Fast forward to 2009, when Don and his son began racing together. “I concluded that to race M.O.R.E., we either had to lose weight or get a car with more power and we opted for the latter,” says Don. Their motto has always been “Family first, racing second,” and both of their wives understand their intense desire to compete. Don’s wife Sandy and Travis’ wife Andrea make it out to most of the races and help the team’s cause at a grassroots level. In another nod to their DIY approach, Betsy makes lunch bags for the crew and team and she embroiders sweatshirts, blankets and hats.
With the 1-2 punch of Don starting then Travis finishing the race, they won the M.O.R.E. Class 1 championship in 2009.
Their hard work and dedication continued to pay off and the team gained traction in the harsh world of desert racing. In 2010, Chase Motorsports graduated to Best in the Desert with greater car counts, longer and more challenging races and stiffer competition. By the end of the year when the dust had settled, they finished third overall in total points and won Best in the Desert’s Rookie of the Year honors.
The following year the team bought a bigger Class 1 car that was 800 lbs. heavier than their smaller one. It has a longer wheelbase, longer arms and bigger tubing, but the added weight has meant chasing added issues. “Chase Motorsports is a real mom and pop outfit and we do the fabrication and most of the repair work ourselves,” points out Travis. In 2012, they raced the SCORE Baja 1000 in Class 1 and finished, taking 7th place in a field of about 25. But more car and bigger competition has meant putting in more time and resources, and podiums have proven to be more elusive.
In the Hunt
In 2014, the team enlisted Mike Childress as their dedicated driver. Third cousin to renowned NASCAR racer Richard Childress, Mike had a reputation as an accomplished motorcycle rider. His ES Motorsports/Porter desert racecar had the same chassis as Chase’s and it seemed like a good fit. But Chase wasn’t able to get the race results they were aiming for and the team shifted their focus back to Travis as the main driver.
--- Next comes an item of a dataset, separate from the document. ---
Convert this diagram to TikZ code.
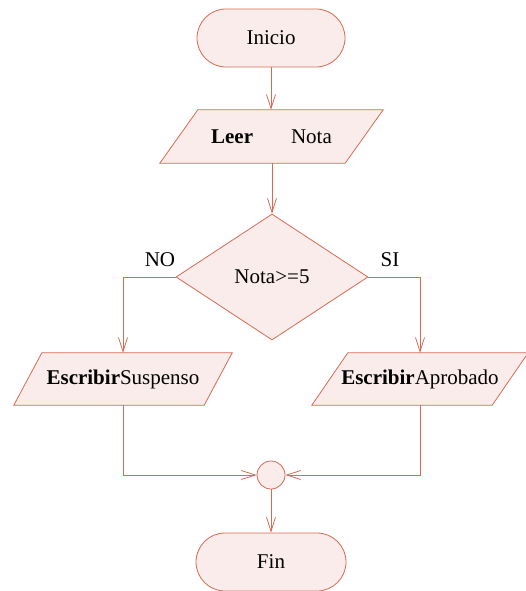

Competing in multiple desert races last year, they feel like they were in the hunt in every one. Travis raced the Mint 400 in March, 2015 in their big car, but had a flat tire. “The Mint 400 has been my nemesis and I hadn’t finished it until I did in 2015,” he says. He was leading the Baja 500 until the car suffered from a cracked waterbox, which receives water from the radiator and distributes it to the heads on the motor.
After a challenging run at 2015’s Vegs 2 Reno race, the team resolved to get back to basics. “Now we’re trying to be more meticulous in prep, get more testing time in and get back to having fun,” says Don. Pictures and videos of their desert racing exploits can be found on Instagram at instagram.com/chase_motorsports. Additionally, Chase Motorsports is creating an apprenticeship program so their volunteer support workers will own a specific part of the chassis inside and out and be able to fully focus on it.
The Next Level
Don describes going into the fabrication shop as a release from the daily grind of running a plumbing business. One of the things he likes about racing is there’s a finish line, whereas in day-to-day business obstacles keep coming at you. Acting as crew chief and driving simultaneously has been another trial for Don and the team. “Still, we realize how fortunate we are to finish every mile of every race,” he says. But now the goal is to grow the program and take the Chase Motorsports team to the next level. That could be winning a Best in the Desert V2R, the Baja 1000 or the Mint 400.
At the recent Mint 400, Travis’ 1595 car had a disappointing run in the Unlimited Class 1. Though he didn’t finish, the team remains undeterred and focused on kicking things up a notch. “We’re doing something most fathers and sons don’t get to do,” Don beams. And the best part is they’re doing the lion’s share of it themselves.